In total, Lockheed itself has prioritized 14 “key technologies” across six military mission areas where it plans to make investments in terms of advanced communications and 5G.
Under Taiclet’s leadership, Lockheed has also formed new partnerships with commercial companies, such as wireless giant Qualcomm, and is working with startup Omnispace to deliver 5G signals to Earth from satellites.
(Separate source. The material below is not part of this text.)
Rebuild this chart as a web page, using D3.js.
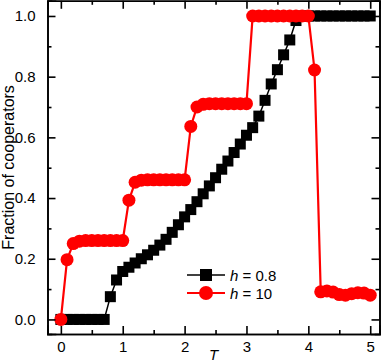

In May, the company signed a deal with General Motors to develop a new lunar rover for astronauts to drive around the Moon, while they are also planning the $4.4 billion acquisition of Aerojet Rocketdyne pending approval from the Federal Trade Commission.
5G AS FUNDAMENTAL
Taiclet has said he sees the use of 5G technology as fundamental for everything from connecting weaponry to strengthening the autonomous capabilities of military vehicles. “In some ways, the military application of 5G is simpler than the commercial application,” he told Reuters in May. “We’re trying to make the programs and platforms better, and make them distinctively better versus our peer groups by getting out in front of the networking side of this much more quickly.”
Yet Taiclet faces two early tests in his new role at Lockheed. First, the Pentagon is considering cuts to the F-35 stealth fighter, a project that accounts for about one quarter of the company’s $60-plus billion in annual revenue. Military officials are concerned about the long-term costs of the plane and top Air Force generals are already focusing on a new generation of warplanes, even though they say the F-35 will be the cornerstone of the fleet.
“His executive leadership team will continue driving sustained success through sound business strategy, strong customer relationships and deep mission focus,” Hewson commented on Taiclet’s recent appointment. “I am proud to continue to support Jim and the important mission of Lockheed Martin as we deliver innovative, affordable, and leading-edge solutions for our customers.”